Doch nun ist der Zähler für den Wahlkampf auf Null gestellt. Zu erwarten ist eine Ségolène Royal, die sich das zulegen wird, was ihr vielen Vorwürfen zufolge gefehlt hat: Scharfe Kanten und Ecken. Ein großes Risiko würde sie damit nicht eingehen, denn Sarkozy ist für die gesamte Linke ein rotes Tuch. Das "Alles-außer Sarkozy-Gefühl" wird sie geschlossen hinter Royal stehen lassen, so wie sie seinerzeit hinter Chirac standen, als dieser gegen den rechts-extremen Le Pen antrat.
Demnach wäre ein Kurs Royals nach Mitte-rechts die einzige Möglichkeit, noch Stimmen zu holen, denn die ohnedies äußerst hohe Wahlbeteiligung der Franzosen macht es so gut wie unmöglich, bei den Weiß- und Nichtwählern Boden gut zu machen.
Neben dem Kampf um die Stimmen Bayrous und Le Pens wird die zweite große Determinante der Präsidentenwahl die Fernsehkonfrontation am 2. Mai sein. Knapp vor den Wahlen am 6. Mai angesetzt, kann dort mit einem Fehler oder einem geschickt ausgespielten Trumpf entschieden werden, wer schließlich als Gewinner des Rennens um den Elysée-Palast dasteht.
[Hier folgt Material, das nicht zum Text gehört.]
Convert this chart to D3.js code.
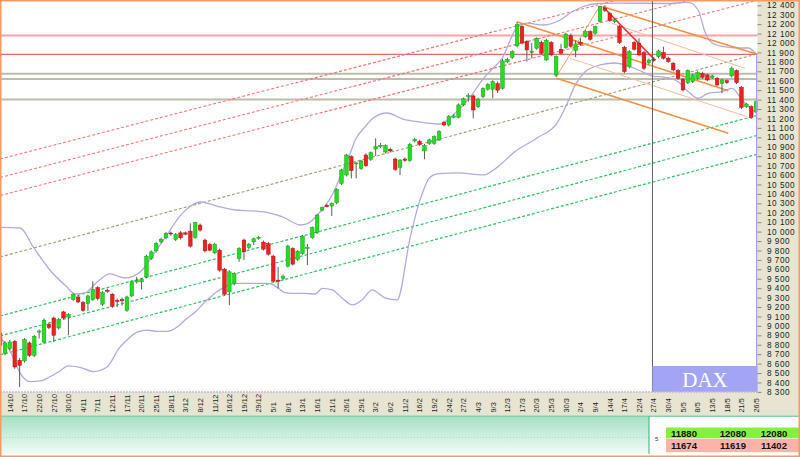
<!DOCTYPE html>
<html><head><meta charset="utf-8">
<script src="https://cdn.jsdelivr.net/npm/d3@7"></script>
<style>body{margin:0;background:#fff}svg{display:block}</style>
</head><body><svg id="c" width="800" height="457"></svg>
<script>
// ---------- DATA ----------
const dateLabels = ["14/10","17/10","22/10","27/10","30/10","4/11","7/11","12/11","17/11","20/11","25/11","28/11","3/12","8/12","11/12","16/12","19/12","29/12","5/1","8/1","13/1","16/1","21/1","26/1","29/1","3/2","6/2","11/2","16/2","19/2","24/2","27/2","4/3","9/3","12/3","17/3","20/3","25/3","30/3","2/4","9/4","14/4","17/4","22/4","27/4","30/4","5/5","8/5","13/5","18/5","21/5","26/5"];
const firstLabelIndex = 2, labelStep = 3;
const opens = [8925,8706,8759,8837,8635,8628,8819,8688,8935,8829,9017,9084,8978,9148,9095,9279,9307,9247,9237,9279,9407,9230,9378,9336,9270,9280,9166,9318,9467,9467,9520,9715,9796,9891,9934,9985,9916,9987,9987,10005,9938,10069,9910,9864,9775,9803,9602,9361,9449,9715,9910,9832,9892,9930,9888,9874,9740,9485,9503,9633,9821,9704,9768,9828,9938,9991,10228,10278,10271,10306,10511,10600,10795,10724,10671,10812,10766,10876,10901,10844,10873,10770,10682,10770,10752,10961,10958,10855,10936,10936,10972,11159,11131,11213,11213,11344,11432,11439,11326,11432,11510,11510,11570,11520,11800,11849,11970,12175,12016,11900,11945,12005,11821,12005,11660,11934,11950,12080,11920,12005,12069,12122,12104,12228,12370,12316,12228,12175,11955,11750,12005,11998,11899,11792,11828,11856,11899,11839,11785,11708,11616,11580,11591,11626,11679,11662,11633,11626,11573,11601,11651,11708,11531,11325,11325,11272];
const highs = [8945,8840,8850,8850,8660,8870,8835,8905,8962,9080,9035,9100,9085,9160,9135,9345,9330,9265,9330,9474,9420,9370,9395,9350,9290,9300,9320,9480,9520,9505,9755,9800,9890,9935,9995,10000,9985,10005,10000,10087,10104,10085,9925,9880,9880,9820,9615,9590,9570,9835,9925,9880,9935,9955,9905,9890,9755,9626,9545,9860,9835,9805,9965,9870,10055,10190,10265,10295,10310,10460,10665,10825,10810,10740,10760,10830,10850,10989,10940,10925,10890,10785,10770,10785,10940,10995,10975,10930,10985,11020,11075,11175,11235,11245,11360,11420,11467,11455,11420,11530,11575,11605,11590,11830,11845,11925,12219,12190,12030,12000,12060,12025,12045,12020,11870,11990,12110,12100,12030,12050,12135,12135,12185,12395,12400,12330,12260,12190,11970,11925,12020,12050,11915,11835,11850,11930,11960,11855,11800,11725,11630,11720,11675,11700,11695,11675,11665,11640,11620,11615,11750,11720,11545,11365,11340,11390];
const lows = [8770,8690,8740,8545,8352,8610,8670,8670,8865,8815,8965,8830,8960,9070,8900,9265,9240,9150,9160,9265,9270,9210,9350,9190,9200,9215,9150,9305,9450,9385,9505,9700,9780,9875,9920,9955,9900,9915,9960,9830,9925,10000,9780,9790,9760,9575,9320,9219,9430,9680,9697,9815,9857,9915,9800,9745,9460,9396,9490,9620,9640,9690,9755,9644,9925,9975,10215,10255,10165,10290,10495,10585,10565,10565,10655,10685,10750,10802,10885,10830,10840,10645,10600,10740,10740,10945,10910,10767,10920,10920,10960,11115,11115,11200,11200,11330,11379,11202,11310,11415,11495,11414,11470,11505,11785,11830,11955,11985,11803,11838,11930,11880,11810,11860,11640,11880,11940,11950,11850,11970,12055,12025,12090,12215,12330,12225,12210,11990,11680,11730,11920,11860,11715,11775,11800,11840,11825,11790,11700,11610,11485,11565,11575,11610,11620,11595,11620,11540,11467,11565,11635,11565,11300,11310,11195,11260];
const closes = [8794,8819,8829,8564,8582,8854,8688,8890,8945,9060,8982,8900,9067,9084,9120,9332,9254,9166,9318,9385,9290,9353,9368,9208,9260,9266,9307,9467,9484,9491,9739,9785,9874,9920,9980,9975,9969,9934,9973,9846,10094,10016,9796,9803,9867,9591,9336,9573,9556,9821,9786,9867,9924,9940,9814,9761,9474,9474,9527,9846,9655,9793,9952,9832,10044,10175,10253,10264,10299,10448,10653,10812,10646,10728,10749,10699,10837,10901,10915,10912,10855,10660,10759,10756,10926,10979,10926,10915,10972,11007,11060,11131,11220,11227,11344,11407,11443,11290,11404,11515,11560,11591,11500,11810,11825,11909,12195,12000,11927,11915,12050,11892,12030,11874,11856,11892,12095,11966,11990,11985,12122,12040,12175,12387,12345,12238,12246,12005,11697,11909,11934,11874,11732,11820,11820,11916,11839,11803,11715,11626,11502,11708,11662,11686,11637,11608,11651,11555,11608,11580,11732,11580,11318,11353,11212,11378];

const yTicks = d3.range(8300, 12401, 100);

// Bollinger bands (candle index, value)
const upperBandIdx = [0,4.1,6.8,10.2,13.7,15.4,17.4,19.9,22.5,25.6,28.7,31.8,34.2,36.9,39.4,41,43,45.1,48.2,51.7,55.3,58,59.9,61.5,62.9,65.6,68.3,70.3,71.8,72.8,74.8,76.5,79.3,82.6,86.1,90.2,92.9,96.4,99,101.1,103.1,104.6,106,108.1,111.3,114.8,116.9,119.3,122.6,126.1,136.4,141.1,143.1,144.6,146,148.7,151.3,153.4,154.8];
const upperBandVal = [10044,10038,9837,9593,9413,9338,9349,9466,9551,9508,9572,9784,9965,10166,10282,10314,10293,10261,10229,10219,10197,10155,10102,10070,10081,10208,10410,10654,10834,10972,11109,11205,11258,11194,11162,11141,11237,11428,11618,11735,11852,12032,12170,12212,12191,12244,12318,12382,12419,12424,12419,12430,12350,12106,12000,11958,11947,11947,11894];
const lowerBandIdx = [0,1.6,2.7,4.1,6.2,8.2,10.3,12.3,13.9,16.4,19.1,21.9,23.2,24,26,28.1,30.1,32.2,34.2,36.3,37.9,40,42,44.1,46.1,48.2,51.7,55,57,58.4,60.5,62.5,64.6,66,68.1,70.1,72.2,74.2,76.3,78.9,81.4,84.1,86.1,88.2,89.6,93.7,99,102.5,105.2,110.1,114.2,116.3,117.9,119.9,123,126.1,128.2,131.6,133.7,136.4,139,141.1,143.1,145.2,148,150.1,152.1,154.2,155];
const lowerBandVal = [8872,8776,8659,8500,8410,8416,8463,8522,8575,8559,8516,8564,8659,8734,8850,8935,8956,8941,8941,8988,9063,9147,9254,9349,9413,9450,9450,9450,9402,9354,9344,9344,9338,9397,9381,9296,9222,9275,9381,9296,9275,9944,10336,10580,10612,10622,10601,10707,10834,10993,11151,11363,11554,11692,11767,11788,11767,11696,11650,11636,11590,11484,11414,11467,11484,11520,11396,11290,11258];

// Drawn trend lines: [index1, value1, index2, value2]
const redChannel = [[0,10383,160,12517],[0,10574,160,12708],[0,10770,160,12904]];
const olivTrend = [[0,9731,155.2,11884]];
const greenChannel = [[0,9105,155.2,11232],[0,8893,155.2,11020],[0,8692,155.2,10819]];
const forkThick = [[105.9,12226,149.3,11494],[123.6,12385,155.1,11884],[114.1,11626,149.3,11043]];
const forkThin = [[116.9,11838,153.1,11219],[125.4,12209,152.7,11732]];
const forkHandle = [[114,11640,123,12395]];
const redTrend = [[123.6,12385,134.3,11818]];
const resistanceLevels = [11880, 12080, 12080];
const supportLevels = [11674, 11619, 11402];
const cursorIndex = 133.75;
const supportPanelMarker = "5";
const symbolName = "DAX";

// ---------- DRAW ----------
const svg = d3.select("#c");
const W = 800, H = 457;
const plotR = 757.5, plotB = 392;
const x = d3.scaleLinear().domain([0, 155]).range([0.12, 756.1]);
const y = d3.scaleLinear().domain([8300, 12400]).range([391.9, 5.3]);

svg.append("rect").attr("width", W).attr("height", H).attr("fill", "#fff");
svg.append("rect").attr("x", plotR).attr("y", 0).attr("width", W - plotR).attr("height", 415).attr("fill", "#e8e4d2");
svg.append("rect").attr("x", 0).attr("y", plotB).attr("width", W).attr("height", 415 - plotB).attr("fill", "#e8e4d2");

const defs = svg.append("defs");
defs.append("clipPath").attr("id", "plot").append("rect").attr("x", 0).attr("y", 0).attr("width", plotR).attr("height", plotB);
const grad = defs.append("linearGradient").attr("id", "gp").attr("x1", 0).attr("x2", 0).attr("y1", 0).attr("y2", 1);
grad.append("stop").attr("offset", "0%").attr("stop-color", "#a6e2c4");
grad.append("stop").attr("offset", "100%").attr("stop-color", "#f2fbf6");

const g = svg.append("g").attr("clip-path", "url(#plot)");

const hl = [
  {v: resistanceLevels[1], c: "#f4a4a4", w: 2},
  {v: resistanceLevels[0], c: "#e46a6a", w: 1.2},
  {v: supportLevels[0], c: "#bcbcaa", w: 2},
  {v: supportLevels[1], c: "#bcbcaa", w: 2},
  {v: supportLevels[2], c: "#bcbcaa", w: 2}
];
g.selectAll(".hl").data(hl).join("line")
  .attr("x1", 0).attr("x2", plotR).attr("y1", d => y(d.v)).attr("y2", d => y(d.v))
  .attr("stroke", d => d.c).attr("stroke-width", d => d.w);

function segs(arr, color, width, dash) {
  g.append("g").selectAll("line").data(arr).join("line")
    .attr("x1", d => x(d[0])).attr("y1", d => y(d[1]))
    .attr("x2", d => x(d[2])).attr("y2", d => y(d[3]))
    .attr("stroke", color).attr("stroke-width", width)
    .attr("stroke-dasharray", dash || null);
}
segs(redChannel, "#f07474", 1.1, "3,2");
segs(olivTrend, "#a89870", 1.1, "3,2");
segs(greenChannel, "#2fc062", 1.2, "3,2");

const bandLine = d3.line().x(d => x(d[0])).y(d => y(d[1])).curve(d3.curveMonotoneX);
g.append("path").attr("d", bandLine(d3.zip(upperBandIdx, upperBandVal)))
  .attr("fill", "none").attr("stroke", "#b6a8dc").attr("stroke-width", 1.3);
g.append("path").attr("d", bandLine(d3.zip(lowerBandIdx, lowerBandVal)))
  .attr("fill", "none").attr("stroke", "#b6a8dc").attr("stroke-width", 1.3);

segs(forkThin, "#f8bc98", 1);
segs(forkHandle, "#f4a060", 1);
segs(forkThick, "#f49040", 1.6);
segs(redTrend, "#e83434", 1.6);

g.append("line").attr("x1", x(cursorIndex)).attr("x2", x(cursorIndex)).attr("y1", 0).attr("y2", plotB)
  .attr("stroke", "#606060").attr("stroke-width", 1);

const idx = d3.range(opens.length);
const bw = 3.6;
const cg = g.append("g");
cg.selectAll(".w").data(idx).join("line")
  .attr("x1", i => x(i)).attr("x2", i => x(i))
  .attr("y1", i => y(highs[i])).attr("y2", i => y(lows[i]))
  .attr("stroke", "#5a5a5a").attr("stroke-width", 1);
cg.selectAll(".b").data(idx).join("rect")
  .attr("x", i => x(i) - bw / 2).attr("width", bw)
  .attr("y", i => y(Math.max(opens[i], closes[i])))
  .attr("height", i => Math.max(1, Math.abs(y(opens[i]) - y(closes[i]))))
  .attr("fill", i => closes[i] >= opens[i] ? "#22dd22" : "#ee2020")
  .attr("stroke", i => closes[i] >= opens[i] ? "#14a414" : "#b01414")
  .attr("stroke-width", 0.5);

svg.append("line").attr("x1", x(155) + 0.6).attr("x2", x(155) + 0.6)
  .attr("y1", y(upperBandVal[upperBandVal.length - 1])).attr("y2", plotB)
  .attr("stroke", "#a89ce2").attr("stroke-width", 1.3);

svg.append("rect").attr("x", x(cursorIndex)).attr("y", 366).attr("width", plotR - x(cursorIndex)).attr("height", plotB - 366)
  .attr("fill", "#a4a4f4");
svg.append("text").attr("x", (x(cursorIndex) + plotR) / 2).attr("y", 387).attr("text-anchor", "middle")
  .attr("font-family", "Liberation Serif, Times New Roman, serif").attr("font-size", 21).attr("fill", "#fff").text(symbolName);

svg.append("line").attr("x1", 0).attr("x2", plotR).attr("y1", plotB).attr("y2", plotB)
  .attr("stroke", "#c6b6e2").attr("stroke-width", 1.5).attr("stroke-dasharray", "2,1");

const ax = svg.append("g").attr("transform", `translate(${plotR},0)`)
  .call(d3.axisRight(y).tickValues(yTicks).tickSize(4).tickPadding(5.5)
    .tickFormat(d => d3.format(",")(d).replace(",", " ")));
ax.select(".domain").remove();
ax.selectAll("line").attr("stroke", "#888");
ax.selectAll("text").attr("font-family", "Liberation Sans, Arial, sans-serif").attr("font-size", 8.2)
  .attr("letter-spacing", 0.5).attr("fill", "#222");

svg.append("g").selectAll("text").data(dateLabels).join("text")
  .attr("transform", (d, j) => `translate(${x(firstLabelIndex + j * labelStep) + 2.8},412.5) rotate(-90)`)
  .attr("font-family", "Liberation Sans, Arial, sans-serif").attr("font-size", 7.4).attr("fill", "#222")
  .text(d => d);

const sepX = 649;
svg.append("line").attr("x1", 0).attr("x2", W).attr("y1", 416.2).attr("y2", 416.2).attr("stroke", "#5cc28c").attr("stroke-width", 1.2);
svg.append("rect").attr("x", 0).attr("y", 417).attr("width", sepX).attr("height", 37).attr("fill", "url(#gp)");
svg.append("line").attr("x1", 0).attr("x2", sepX).attr("y1", 437.5).attr("y2", 437.5).attr("stroke", "#b4d6c2").attr("stroke-dasharray", "1,2");
svg.append("line").attr("x1", sepX).attr("x2", sepX).attr("y1", 416).attr("y2", 454).attr("stroke", "#3cb070").attr("stroke-width", 1);
svg.append("text").attr("x", 655).attr("y", 441).attr("font-family", "Liberation Sans, Arial, sans-serif").attr("font-size", 6).attr("fill", "#333").text(supportPanelMarker);

svg.append("rect").attr("x", 666).attr("y", 427.5).attr("width", W - 666).attr("height", 10.8).attr("fill", "#84f040");
svg.append("rect").attr("x", 666).attr("y", 438.8).attr("width", W - 666).attr("height", 13.4).attr("fill", "#ffb2aa");
const colX = [684, 733, 774];
svg.append("g").selectAll("text").data(resistanceLevels).join("text")
  .attr("x", (d, i) => colX[i]).attr("y", 436.6).attr("text-anchor", "middle")
  .attr("font-family", "Liberation Sans Narrow, Liberation Sans, Arial, sans-serif").attr("font-weight", "bold").attr("font-size", 9.5).attr("fill", "#111")
  .text(d => d);
svg.append("g").selectAll("text").data(supportLevels).join("text")
  .attr("x", (d, i) => colX[i]).attr("y", 449).attr("text-anchor", "middle")
  .attr("font-family", "Liberation Sans Narrow, Liberation Sans, Arial, sans-serif").attr("font-weight", "bold").attr("font-size", 9.5).attr("fill", "#111")
  .text(d => d);

svg.append("rect").attr("x", 0.75).attr("y", 0.75).attr("width", W - 1.5).attr("height", H - 1.5)
  .attr("fill", "none").attr("stroke", "#f49a62").attr("stroke-width", 1.5);
</script></body></html>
Abseits von Gedanken- und Zahlenspielen bleibt aber Sarkozy vorläufig haushoher Favorit für die Präsidentenwahl. Den Meinungsforschern zufolge wollen nämlich 54 Prozent der Bayrou-Wähler und 75 Prozent der Le-Pen-Wähler dem konservativen Kandidaten ihre Stimme geben. Das verschafft Sarkozy den errechneten Vorsprung von sechs Prozent gegenüber Royal. Zudem prophezeien die Umfragen bereits seit Monaten, dass Royal in der Stichwahl keine Chance gegen den Ex-Innenminister hat. Dann spätestens wird sich weisen, ob unmöglich genannte Missionen nur im Fernsehen gelingen.